Repeat the records below exactly, from the first line through the line containing "import plotly.graph_objects as go", and leave out any pictures.

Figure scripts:
________________________________________

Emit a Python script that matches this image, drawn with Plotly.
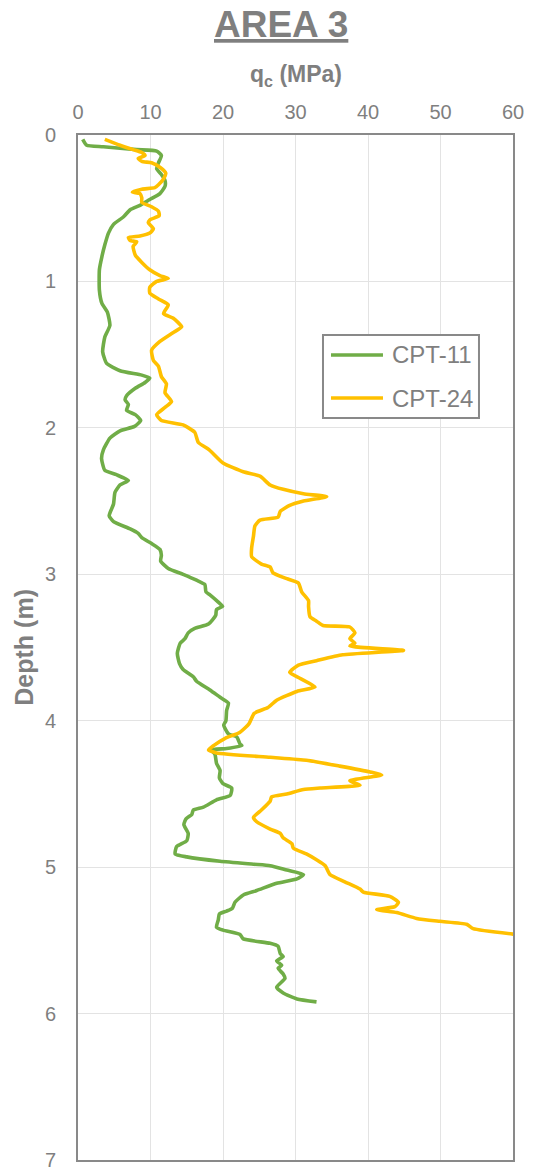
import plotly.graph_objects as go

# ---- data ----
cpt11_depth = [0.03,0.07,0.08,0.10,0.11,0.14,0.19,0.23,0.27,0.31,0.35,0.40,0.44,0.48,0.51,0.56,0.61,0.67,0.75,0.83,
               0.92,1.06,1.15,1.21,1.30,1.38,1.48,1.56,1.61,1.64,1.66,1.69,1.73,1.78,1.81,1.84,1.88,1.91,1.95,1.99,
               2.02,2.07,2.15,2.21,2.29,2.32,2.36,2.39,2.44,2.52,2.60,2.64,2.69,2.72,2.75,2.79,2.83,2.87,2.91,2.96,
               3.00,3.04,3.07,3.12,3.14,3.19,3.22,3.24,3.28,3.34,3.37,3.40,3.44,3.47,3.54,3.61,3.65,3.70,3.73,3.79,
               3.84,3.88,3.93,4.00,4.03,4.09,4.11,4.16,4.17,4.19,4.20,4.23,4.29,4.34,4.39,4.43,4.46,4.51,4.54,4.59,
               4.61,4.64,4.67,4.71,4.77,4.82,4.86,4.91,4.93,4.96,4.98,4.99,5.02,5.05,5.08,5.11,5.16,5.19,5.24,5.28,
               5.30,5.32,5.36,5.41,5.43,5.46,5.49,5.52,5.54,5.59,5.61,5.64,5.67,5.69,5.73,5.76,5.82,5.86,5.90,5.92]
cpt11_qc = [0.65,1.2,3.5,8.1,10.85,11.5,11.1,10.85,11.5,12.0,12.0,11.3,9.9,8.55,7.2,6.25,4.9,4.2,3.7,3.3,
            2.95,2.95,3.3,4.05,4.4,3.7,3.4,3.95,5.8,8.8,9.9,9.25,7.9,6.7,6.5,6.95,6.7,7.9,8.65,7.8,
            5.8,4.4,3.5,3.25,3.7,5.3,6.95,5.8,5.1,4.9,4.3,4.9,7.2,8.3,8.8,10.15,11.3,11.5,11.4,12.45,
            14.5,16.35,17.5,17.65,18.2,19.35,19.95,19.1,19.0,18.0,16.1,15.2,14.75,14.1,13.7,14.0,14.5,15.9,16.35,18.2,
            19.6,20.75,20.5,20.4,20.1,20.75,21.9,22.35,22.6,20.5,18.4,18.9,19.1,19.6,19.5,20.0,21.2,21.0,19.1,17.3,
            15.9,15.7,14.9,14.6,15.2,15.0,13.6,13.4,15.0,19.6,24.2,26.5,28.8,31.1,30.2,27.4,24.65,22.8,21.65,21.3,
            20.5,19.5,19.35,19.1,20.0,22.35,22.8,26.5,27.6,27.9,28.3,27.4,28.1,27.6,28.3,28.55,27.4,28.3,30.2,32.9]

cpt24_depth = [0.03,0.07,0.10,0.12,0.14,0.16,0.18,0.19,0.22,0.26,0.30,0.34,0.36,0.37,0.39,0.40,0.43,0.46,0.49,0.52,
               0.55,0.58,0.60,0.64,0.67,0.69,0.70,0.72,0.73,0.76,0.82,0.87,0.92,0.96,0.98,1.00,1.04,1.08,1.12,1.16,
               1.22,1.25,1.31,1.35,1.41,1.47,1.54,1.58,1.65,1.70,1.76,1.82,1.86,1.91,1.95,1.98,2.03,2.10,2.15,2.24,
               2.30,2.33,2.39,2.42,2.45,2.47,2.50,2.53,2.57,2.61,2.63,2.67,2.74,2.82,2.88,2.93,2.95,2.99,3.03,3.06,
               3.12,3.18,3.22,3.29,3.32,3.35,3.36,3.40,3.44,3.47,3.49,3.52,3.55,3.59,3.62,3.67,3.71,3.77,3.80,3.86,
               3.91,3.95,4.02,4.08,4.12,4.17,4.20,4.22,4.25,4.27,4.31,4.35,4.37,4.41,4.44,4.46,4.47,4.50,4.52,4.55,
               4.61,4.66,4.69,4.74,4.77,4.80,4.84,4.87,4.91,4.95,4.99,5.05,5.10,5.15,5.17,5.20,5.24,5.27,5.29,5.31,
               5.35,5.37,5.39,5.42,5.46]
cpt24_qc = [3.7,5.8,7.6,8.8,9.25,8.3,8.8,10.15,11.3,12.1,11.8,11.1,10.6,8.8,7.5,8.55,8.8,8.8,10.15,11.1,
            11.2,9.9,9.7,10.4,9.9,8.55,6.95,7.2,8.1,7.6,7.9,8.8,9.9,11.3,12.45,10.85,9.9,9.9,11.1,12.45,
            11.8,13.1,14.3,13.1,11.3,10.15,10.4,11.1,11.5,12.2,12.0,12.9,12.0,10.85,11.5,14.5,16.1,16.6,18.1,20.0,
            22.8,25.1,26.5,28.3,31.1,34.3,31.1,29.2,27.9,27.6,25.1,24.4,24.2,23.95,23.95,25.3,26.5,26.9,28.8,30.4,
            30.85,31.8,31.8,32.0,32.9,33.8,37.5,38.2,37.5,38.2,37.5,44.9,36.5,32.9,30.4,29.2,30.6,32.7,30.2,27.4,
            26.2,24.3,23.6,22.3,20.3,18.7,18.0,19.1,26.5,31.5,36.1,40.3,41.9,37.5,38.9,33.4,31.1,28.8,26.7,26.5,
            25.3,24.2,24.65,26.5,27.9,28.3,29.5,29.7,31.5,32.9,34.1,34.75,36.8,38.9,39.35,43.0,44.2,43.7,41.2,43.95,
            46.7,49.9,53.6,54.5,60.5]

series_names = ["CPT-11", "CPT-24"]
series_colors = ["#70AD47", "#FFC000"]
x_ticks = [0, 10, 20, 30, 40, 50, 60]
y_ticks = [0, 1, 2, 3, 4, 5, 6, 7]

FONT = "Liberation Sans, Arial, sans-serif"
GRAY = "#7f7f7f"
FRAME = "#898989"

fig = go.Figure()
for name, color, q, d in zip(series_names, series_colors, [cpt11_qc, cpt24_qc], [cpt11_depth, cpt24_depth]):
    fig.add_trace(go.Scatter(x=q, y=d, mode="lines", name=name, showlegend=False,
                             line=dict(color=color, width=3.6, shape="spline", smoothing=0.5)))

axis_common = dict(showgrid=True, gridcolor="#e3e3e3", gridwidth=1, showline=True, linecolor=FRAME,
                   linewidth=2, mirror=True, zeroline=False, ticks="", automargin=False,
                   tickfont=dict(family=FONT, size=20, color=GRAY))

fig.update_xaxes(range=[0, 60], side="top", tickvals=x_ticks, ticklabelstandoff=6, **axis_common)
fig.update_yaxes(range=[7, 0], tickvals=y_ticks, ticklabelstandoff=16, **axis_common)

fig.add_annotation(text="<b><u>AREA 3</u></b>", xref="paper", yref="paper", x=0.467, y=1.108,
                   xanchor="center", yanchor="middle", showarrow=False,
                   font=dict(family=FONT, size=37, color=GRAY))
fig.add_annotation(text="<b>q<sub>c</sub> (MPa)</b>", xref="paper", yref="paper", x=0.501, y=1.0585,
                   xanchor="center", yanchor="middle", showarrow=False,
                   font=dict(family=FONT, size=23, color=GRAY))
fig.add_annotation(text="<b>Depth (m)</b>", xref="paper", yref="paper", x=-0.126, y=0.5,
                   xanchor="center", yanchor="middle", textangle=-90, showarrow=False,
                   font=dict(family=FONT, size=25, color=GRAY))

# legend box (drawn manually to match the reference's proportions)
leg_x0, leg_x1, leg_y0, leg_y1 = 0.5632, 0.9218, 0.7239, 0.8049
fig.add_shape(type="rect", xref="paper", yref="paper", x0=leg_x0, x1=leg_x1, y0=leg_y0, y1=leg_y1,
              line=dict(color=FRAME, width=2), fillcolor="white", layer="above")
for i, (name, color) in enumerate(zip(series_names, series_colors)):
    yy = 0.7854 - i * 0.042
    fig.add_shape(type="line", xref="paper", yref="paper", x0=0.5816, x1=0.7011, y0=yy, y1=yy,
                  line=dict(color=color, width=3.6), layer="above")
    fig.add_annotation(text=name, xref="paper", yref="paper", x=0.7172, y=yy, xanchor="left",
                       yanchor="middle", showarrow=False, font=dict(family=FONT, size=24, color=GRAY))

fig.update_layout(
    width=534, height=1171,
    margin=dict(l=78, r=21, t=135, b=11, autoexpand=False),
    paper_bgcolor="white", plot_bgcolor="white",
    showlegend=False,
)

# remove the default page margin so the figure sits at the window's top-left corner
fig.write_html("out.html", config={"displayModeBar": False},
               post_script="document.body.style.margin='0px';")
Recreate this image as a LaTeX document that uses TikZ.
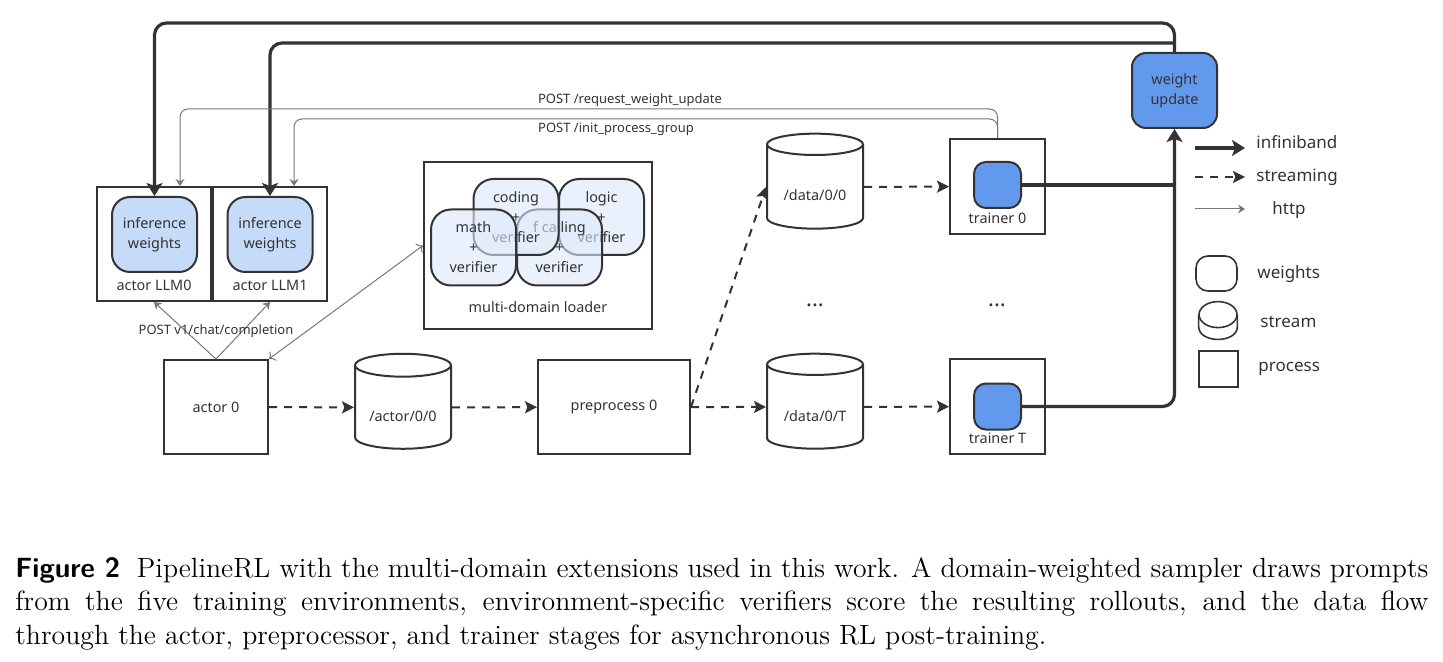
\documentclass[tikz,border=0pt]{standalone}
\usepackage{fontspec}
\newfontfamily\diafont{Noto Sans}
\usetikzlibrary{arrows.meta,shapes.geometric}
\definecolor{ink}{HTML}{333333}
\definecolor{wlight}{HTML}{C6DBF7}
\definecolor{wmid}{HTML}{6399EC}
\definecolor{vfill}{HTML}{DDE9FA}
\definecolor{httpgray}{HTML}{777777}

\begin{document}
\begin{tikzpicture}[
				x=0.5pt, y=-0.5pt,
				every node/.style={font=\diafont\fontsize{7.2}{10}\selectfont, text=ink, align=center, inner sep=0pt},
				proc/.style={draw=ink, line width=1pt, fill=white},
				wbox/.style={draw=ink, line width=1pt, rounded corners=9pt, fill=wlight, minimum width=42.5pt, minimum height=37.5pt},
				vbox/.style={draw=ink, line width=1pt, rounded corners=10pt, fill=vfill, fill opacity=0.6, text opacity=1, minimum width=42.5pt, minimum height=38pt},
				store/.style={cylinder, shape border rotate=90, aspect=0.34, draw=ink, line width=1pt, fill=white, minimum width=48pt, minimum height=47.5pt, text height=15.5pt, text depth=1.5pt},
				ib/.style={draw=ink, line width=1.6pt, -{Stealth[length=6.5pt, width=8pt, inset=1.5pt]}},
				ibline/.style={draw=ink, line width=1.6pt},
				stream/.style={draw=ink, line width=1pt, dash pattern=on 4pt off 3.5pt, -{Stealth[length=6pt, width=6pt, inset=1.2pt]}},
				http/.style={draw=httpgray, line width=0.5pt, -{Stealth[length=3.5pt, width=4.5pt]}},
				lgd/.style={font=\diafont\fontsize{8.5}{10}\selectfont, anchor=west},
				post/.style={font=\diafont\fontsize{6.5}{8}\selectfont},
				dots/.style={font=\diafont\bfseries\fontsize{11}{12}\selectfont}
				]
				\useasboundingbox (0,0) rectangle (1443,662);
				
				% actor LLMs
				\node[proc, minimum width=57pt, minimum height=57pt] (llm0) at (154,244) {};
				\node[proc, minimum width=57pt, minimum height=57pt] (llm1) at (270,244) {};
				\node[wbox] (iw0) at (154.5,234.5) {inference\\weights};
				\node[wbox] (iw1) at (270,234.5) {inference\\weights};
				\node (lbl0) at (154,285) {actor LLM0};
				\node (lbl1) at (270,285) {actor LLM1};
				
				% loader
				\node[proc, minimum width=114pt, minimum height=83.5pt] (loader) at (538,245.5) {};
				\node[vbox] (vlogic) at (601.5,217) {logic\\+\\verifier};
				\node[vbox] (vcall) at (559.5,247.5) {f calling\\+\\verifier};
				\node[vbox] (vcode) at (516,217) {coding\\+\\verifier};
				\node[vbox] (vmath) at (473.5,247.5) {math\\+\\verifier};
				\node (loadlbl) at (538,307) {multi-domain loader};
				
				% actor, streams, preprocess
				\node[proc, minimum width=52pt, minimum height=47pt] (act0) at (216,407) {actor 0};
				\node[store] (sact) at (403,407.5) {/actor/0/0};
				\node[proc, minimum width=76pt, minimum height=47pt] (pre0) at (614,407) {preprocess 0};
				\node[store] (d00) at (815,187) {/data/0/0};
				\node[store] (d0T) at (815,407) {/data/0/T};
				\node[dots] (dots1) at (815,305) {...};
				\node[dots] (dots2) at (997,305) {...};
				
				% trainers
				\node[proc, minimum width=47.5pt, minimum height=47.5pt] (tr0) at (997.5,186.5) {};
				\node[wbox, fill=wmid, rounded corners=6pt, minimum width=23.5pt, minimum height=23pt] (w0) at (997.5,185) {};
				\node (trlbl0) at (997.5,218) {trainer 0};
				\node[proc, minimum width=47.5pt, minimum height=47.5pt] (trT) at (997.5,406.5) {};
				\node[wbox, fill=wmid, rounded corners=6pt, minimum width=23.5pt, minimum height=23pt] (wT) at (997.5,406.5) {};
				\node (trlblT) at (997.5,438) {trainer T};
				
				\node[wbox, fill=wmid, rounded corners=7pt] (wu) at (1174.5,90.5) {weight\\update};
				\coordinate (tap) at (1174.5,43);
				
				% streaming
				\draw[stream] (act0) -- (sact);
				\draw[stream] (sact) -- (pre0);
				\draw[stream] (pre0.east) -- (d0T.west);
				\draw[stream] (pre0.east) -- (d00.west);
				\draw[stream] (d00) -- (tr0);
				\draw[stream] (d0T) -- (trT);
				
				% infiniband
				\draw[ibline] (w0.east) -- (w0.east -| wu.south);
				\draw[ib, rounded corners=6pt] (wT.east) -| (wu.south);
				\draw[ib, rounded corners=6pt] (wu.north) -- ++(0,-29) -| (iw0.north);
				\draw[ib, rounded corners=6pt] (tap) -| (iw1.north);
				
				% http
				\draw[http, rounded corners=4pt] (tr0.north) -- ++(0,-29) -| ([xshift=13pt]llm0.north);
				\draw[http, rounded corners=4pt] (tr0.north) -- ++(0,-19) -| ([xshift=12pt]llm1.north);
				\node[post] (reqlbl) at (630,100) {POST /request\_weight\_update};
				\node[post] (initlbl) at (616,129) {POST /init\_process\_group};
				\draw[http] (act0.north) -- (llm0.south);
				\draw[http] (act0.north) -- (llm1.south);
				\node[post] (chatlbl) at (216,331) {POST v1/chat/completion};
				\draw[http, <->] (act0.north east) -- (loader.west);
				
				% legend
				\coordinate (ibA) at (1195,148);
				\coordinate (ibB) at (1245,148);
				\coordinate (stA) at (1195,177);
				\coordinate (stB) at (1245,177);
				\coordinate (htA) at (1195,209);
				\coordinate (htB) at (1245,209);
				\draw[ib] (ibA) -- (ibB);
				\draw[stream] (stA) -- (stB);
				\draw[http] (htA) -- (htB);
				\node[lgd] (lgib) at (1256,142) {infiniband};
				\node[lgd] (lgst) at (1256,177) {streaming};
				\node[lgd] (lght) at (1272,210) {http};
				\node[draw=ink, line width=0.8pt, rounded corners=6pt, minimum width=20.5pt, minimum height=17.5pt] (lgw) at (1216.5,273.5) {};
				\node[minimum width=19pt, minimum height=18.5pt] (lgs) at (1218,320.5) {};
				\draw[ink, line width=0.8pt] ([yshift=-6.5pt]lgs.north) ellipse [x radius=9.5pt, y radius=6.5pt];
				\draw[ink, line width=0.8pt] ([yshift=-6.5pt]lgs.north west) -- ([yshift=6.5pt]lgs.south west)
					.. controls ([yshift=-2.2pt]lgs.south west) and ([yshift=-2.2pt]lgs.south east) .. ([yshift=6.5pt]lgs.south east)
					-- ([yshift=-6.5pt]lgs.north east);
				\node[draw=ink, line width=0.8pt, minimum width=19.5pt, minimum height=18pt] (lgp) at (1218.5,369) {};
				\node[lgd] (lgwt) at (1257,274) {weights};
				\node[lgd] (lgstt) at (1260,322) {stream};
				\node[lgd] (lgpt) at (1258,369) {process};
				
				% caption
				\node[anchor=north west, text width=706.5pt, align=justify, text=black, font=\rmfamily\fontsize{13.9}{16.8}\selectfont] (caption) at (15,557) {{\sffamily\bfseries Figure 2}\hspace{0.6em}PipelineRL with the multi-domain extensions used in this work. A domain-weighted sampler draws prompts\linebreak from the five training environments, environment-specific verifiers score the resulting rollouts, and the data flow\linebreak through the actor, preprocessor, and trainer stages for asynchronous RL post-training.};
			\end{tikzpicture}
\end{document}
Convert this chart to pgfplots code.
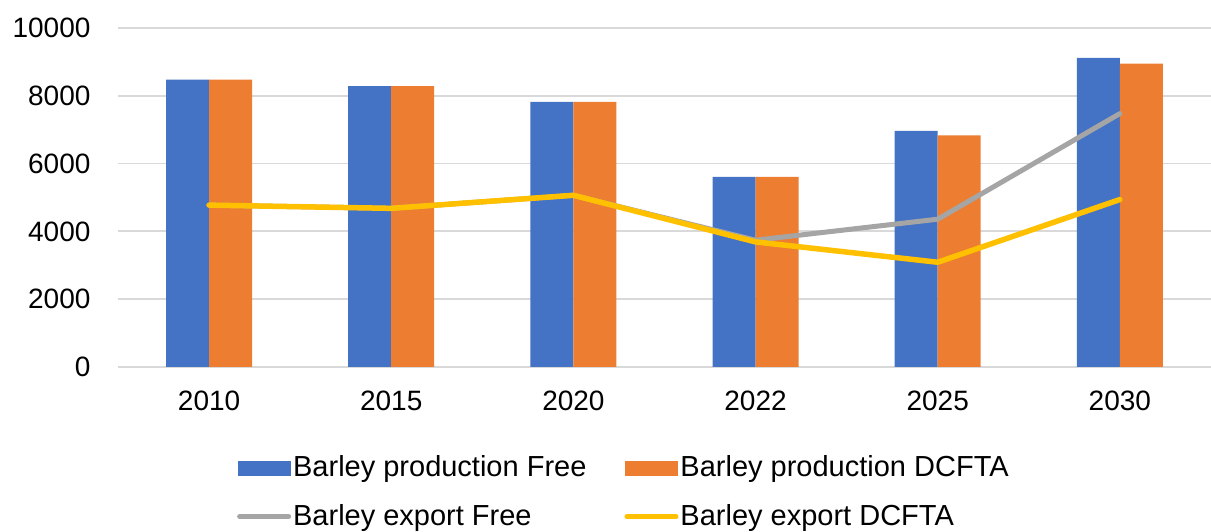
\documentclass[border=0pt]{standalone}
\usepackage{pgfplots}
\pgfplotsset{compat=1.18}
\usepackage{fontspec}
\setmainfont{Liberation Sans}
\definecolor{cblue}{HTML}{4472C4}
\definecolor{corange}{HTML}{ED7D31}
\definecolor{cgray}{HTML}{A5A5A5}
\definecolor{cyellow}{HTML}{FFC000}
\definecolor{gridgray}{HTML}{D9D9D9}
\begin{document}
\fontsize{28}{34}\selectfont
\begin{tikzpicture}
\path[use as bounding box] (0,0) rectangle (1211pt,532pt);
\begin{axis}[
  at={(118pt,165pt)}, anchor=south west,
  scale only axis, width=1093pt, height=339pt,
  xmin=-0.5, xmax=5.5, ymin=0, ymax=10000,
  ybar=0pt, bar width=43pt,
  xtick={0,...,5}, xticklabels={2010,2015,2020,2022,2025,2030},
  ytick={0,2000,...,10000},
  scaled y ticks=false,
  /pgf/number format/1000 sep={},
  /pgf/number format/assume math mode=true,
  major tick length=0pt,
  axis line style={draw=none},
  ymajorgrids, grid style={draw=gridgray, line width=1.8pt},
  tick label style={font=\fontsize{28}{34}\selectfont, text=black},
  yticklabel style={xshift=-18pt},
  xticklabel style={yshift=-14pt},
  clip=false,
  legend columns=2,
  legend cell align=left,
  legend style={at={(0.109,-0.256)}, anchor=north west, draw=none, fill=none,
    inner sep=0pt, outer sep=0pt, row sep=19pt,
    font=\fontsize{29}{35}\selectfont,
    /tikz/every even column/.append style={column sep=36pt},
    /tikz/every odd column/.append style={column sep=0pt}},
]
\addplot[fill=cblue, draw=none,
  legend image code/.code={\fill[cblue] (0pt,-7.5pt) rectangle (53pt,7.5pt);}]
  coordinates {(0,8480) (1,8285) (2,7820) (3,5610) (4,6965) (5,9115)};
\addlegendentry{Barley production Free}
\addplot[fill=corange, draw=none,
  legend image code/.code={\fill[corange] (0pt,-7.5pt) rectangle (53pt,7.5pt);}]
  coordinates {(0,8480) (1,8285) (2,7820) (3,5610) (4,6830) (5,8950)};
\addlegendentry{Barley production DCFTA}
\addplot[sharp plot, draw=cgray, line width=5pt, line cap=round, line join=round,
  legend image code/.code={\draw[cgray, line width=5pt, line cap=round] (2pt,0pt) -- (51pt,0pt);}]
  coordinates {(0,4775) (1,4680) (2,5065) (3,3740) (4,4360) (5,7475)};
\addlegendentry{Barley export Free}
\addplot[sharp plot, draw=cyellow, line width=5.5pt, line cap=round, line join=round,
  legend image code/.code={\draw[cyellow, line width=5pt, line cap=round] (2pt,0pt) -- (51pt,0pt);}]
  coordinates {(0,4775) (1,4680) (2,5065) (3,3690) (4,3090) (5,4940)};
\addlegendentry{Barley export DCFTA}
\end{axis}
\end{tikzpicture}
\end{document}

________________________________________

→ **The solution**:
Emit a Python script that matches this image, drawn with Plotly.
import plotly.graph_objects as go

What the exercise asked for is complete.